Shutting down the primary business happened, because it couldn’t be sustained any longer (spare me with the few days the remaining BTC could’ve bought…).
The lack of capabilities in running a business became transparent, because Nu didn’t have (and still doesn’t have) transparent accounting. The first months or even quarters, which have been very expensive are hidden from the public.
This lack of capabilities caused the fall of Nu.
This still is the main problem.
Liquidity operations used to be centralized in the beginning.
They were made decentralized after exchange hacks.
The true cost of that was never evaluated.
I’ve found an interesting thread from earlier this year regarding what you seem to propose (a thread worth reading in my opinion):
How come this liquidity operator, who seems to have decent knowledge about liquidity operations got chased away?
Was it, because he dared facing the truth, before others did?
Was it inconvenient to see the dream of the Liquidity Engine questioned?
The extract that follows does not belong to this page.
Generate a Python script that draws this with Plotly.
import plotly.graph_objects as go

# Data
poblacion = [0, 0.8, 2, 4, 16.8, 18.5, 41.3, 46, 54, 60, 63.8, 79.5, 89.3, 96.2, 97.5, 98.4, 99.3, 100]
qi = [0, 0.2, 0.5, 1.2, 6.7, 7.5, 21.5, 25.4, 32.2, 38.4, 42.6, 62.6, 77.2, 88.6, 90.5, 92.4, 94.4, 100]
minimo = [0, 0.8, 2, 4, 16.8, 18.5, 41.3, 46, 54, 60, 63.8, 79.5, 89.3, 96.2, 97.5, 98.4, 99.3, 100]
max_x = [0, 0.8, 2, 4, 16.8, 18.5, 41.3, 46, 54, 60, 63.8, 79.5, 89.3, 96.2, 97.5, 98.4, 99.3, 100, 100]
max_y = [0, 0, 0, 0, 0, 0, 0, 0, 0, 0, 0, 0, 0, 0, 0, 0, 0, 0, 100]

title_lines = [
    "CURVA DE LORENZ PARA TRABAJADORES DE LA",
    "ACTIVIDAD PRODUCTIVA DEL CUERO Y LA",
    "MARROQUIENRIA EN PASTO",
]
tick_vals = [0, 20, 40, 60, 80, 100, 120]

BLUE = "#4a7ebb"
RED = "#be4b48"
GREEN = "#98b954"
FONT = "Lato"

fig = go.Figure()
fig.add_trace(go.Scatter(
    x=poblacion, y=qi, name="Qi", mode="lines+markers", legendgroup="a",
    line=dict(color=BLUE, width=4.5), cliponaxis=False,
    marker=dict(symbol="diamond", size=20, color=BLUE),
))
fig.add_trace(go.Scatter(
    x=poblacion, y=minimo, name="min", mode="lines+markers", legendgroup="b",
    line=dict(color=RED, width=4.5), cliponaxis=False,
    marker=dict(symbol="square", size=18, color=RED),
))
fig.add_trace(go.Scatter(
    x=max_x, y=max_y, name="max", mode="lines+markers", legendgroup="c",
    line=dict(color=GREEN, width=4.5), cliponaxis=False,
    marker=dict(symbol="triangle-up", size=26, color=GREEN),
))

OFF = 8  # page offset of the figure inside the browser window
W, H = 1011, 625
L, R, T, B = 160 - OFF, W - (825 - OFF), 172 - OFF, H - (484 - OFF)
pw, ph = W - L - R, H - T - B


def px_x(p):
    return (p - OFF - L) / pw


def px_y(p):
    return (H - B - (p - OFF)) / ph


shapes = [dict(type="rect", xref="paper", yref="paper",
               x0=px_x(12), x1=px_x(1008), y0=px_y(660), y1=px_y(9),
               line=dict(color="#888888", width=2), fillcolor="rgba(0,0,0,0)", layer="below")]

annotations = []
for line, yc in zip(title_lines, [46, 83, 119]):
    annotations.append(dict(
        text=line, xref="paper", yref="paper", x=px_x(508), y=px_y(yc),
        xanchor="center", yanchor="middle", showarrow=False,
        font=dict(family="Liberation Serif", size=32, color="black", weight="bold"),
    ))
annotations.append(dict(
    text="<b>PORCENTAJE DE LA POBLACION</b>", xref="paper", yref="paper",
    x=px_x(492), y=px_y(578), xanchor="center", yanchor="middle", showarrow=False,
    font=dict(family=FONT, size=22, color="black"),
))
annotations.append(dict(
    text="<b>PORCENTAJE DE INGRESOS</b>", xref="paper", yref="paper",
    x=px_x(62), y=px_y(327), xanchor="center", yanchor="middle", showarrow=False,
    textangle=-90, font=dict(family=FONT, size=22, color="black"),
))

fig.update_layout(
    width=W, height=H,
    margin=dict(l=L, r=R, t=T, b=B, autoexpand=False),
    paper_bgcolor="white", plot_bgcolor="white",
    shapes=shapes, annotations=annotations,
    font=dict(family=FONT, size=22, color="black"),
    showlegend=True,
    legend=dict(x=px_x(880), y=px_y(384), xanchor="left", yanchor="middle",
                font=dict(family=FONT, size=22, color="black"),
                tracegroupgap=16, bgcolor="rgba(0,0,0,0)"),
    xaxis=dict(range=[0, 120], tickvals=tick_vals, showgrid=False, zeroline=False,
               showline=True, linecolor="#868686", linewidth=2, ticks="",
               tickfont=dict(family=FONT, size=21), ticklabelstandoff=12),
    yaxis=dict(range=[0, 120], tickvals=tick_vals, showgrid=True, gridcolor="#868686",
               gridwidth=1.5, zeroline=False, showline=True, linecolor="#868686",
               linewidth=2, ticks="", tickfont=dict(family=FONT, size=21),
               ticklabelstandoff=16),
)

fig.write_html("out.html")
You realize why I called it Ponzi Engine?
I will continue to do so, until a sustainable way of operating it was found.
Good idea, but don’t give the control to the wrong sock puppets. There’s been enough damage relying on the wrong people.
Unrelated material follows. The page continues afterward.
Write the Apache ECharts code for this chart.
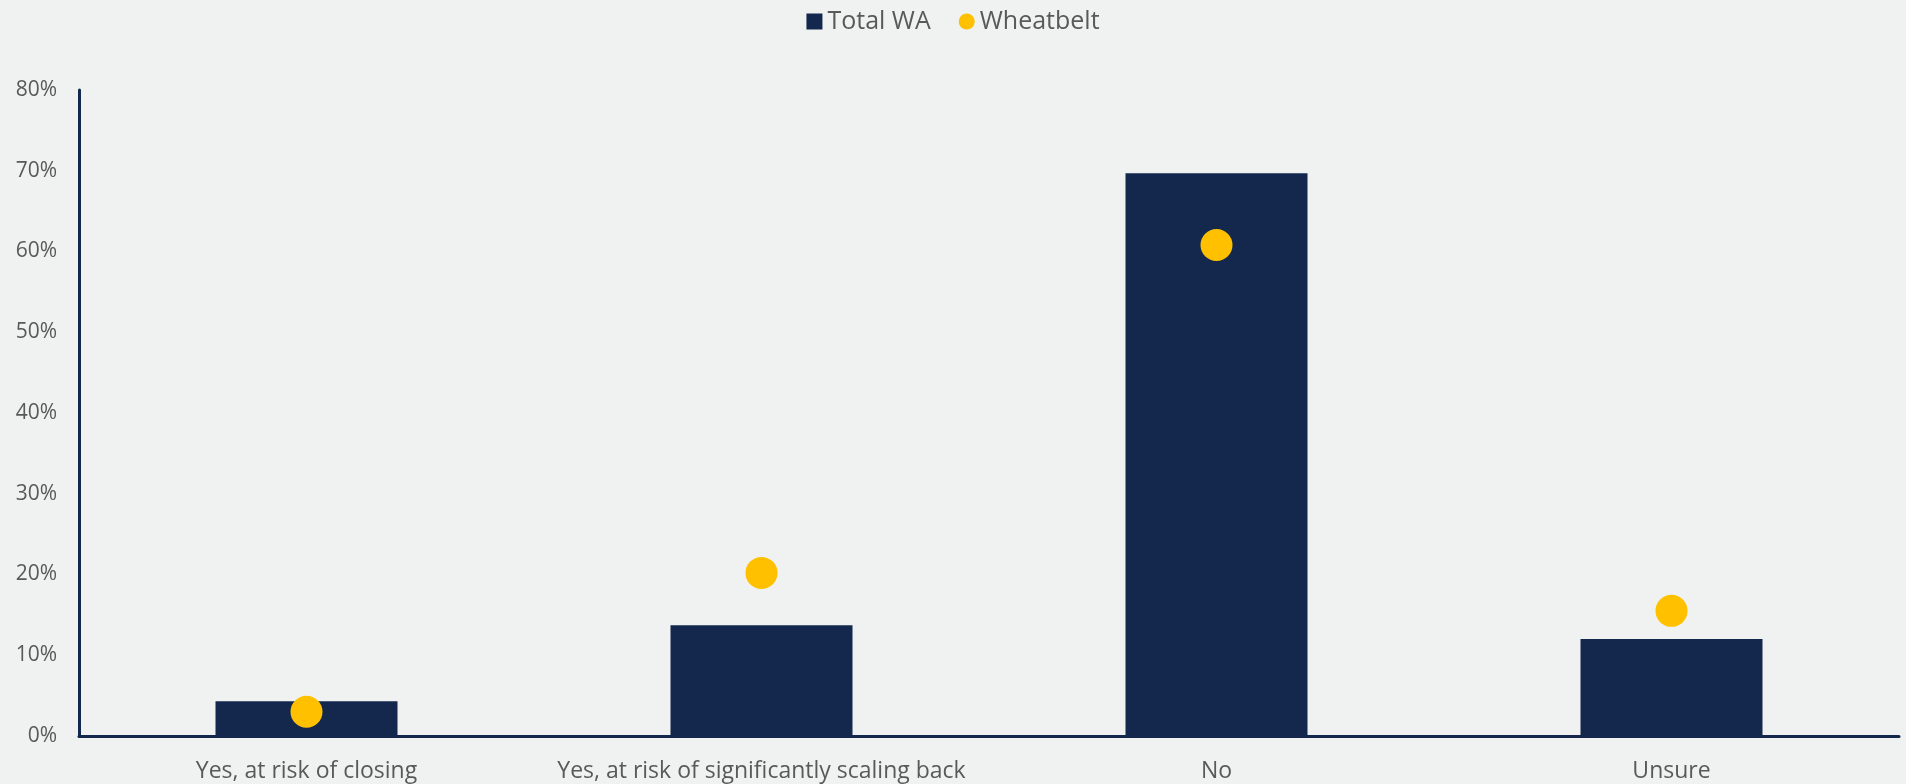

Reserve can’t replace revenue.
The bigger the reserve, the bigger the tank.
This tank still needs refill, if you don’t want to see it run empty.
That refill needs to come from revenue and not only from new money being put into Nu, because that makes it a ponzi scheme and the Liquidity Engine a Ponzi Engine.
There’s no reporting from the first quarters of Nu’s existence (and some months before the official release). They’ve been quite important ones. A lot of money was paid for development and liquidity back then
Having BTC assets does no harm.
They can be used to fund development and to reduce debt (buy NBT at Poloniex’ BTC/NBT pair).
There’s volatility risk with holding BTC.
The volatility risk of NBT is at the moment even higher, especially if you look at the thin order books and little volume.
Use BTC assets to take advantage of that. Buy NBT cheap, sell them high (or don’t sell them at all).
That’s why we shouldn’t especially right now after the sudden spike in value.
We can buy debts cheaply now. It doesn’t make sense to me to keep or buy BTC to do so.
Let auction participants directly buy the NBT cheap of the market. If you allow BTC, the debts won’t be cleared and BTC speculators would just come in without helping clearing the debts exposing Nu to volatility.
Placing low buy walls or even buying NBT from the market makes sense.
If the NBT/USD rate stays that low and the BTC/USD rate that high, you can buy tens of thousands of NBT (order of magnitude 50,000 to 80,000) with the 25 BTC.
You just need to buy slow enough to not move the market a lot. With a daily trading volume of up to thousands of USD at Poloniex this can’t be done in a very short time, but won’t take ages either.
We do that with the NSR auctions. We need to keep the sparse BTC to support basic infra operations and any cost to restart the business, e.g. developments on the client or gateways to name a few from my draft proposal.
Not keen to extent buyback operations with existing BTC before a good plan is in place. Agree you could argue for the other way around, but I suppose I’m taking a more conservative approach. A lot of NBT will be freed from the parking in the next few weeks, so the price might go down even further.
Diversification might be a good way for this as well:
keep a part of the BTC for development
use a part of the BTC for buying NBT (no aggressive buybacks of course)
Most of the parking was done by B&C. These NBT shouldn’t hit the market. But as we don’t know at which addresses the NBT are, you can’t track that…
As soon as Nu starts to create a reliable business plan, the opposite will happen.
Buying NBT at a BTC/NBT rate of 0.0004 buys you 2,500 NBT per BTC.
I doubt you will get significantly more NBT per BTC in the future. But of course I can’t know that.
Spending some BTC for that wouldn’t be the worst way to reduce the effects from BTC volatility while reducing debts at the same time.
It’s hitting two birds with one stone.
The NSR sale need to be continued to reduce debt (payment in NBT) or to increase your BTC assets (payment in BTC).
You should neither focus on doing only the one nor only the other. Do a mix of both.
I also think the more we buy back our debts, the more value we ll get out of nsrs.
So buying back nbts now gradually while at the same time finding ways to generate revenues is probably the best we can do.
Let us use a part of our btc reserve for nbt buy backs in combination of nsr sales/auction.
Three days ago it appeared there was consensus to hold an additional auction this week. However, there are no blockchain transactions moving shareholder NSR for this. I was expecting a thread about it like last week. NSR FLOT, was is the status of this week’s auction that is mandated by NuLaw?
The transaction request got lost for me in the noise of these threads.
Please keep it clean, this thread is destined for FLOT NSR operations, not parallel discussion.
My apologies I’ve been very busy and will probably continue to be for at least 9/10 more days. I’ll try to check as often as I can for signing but won’t be able to keep up with the latest developments or comment on them.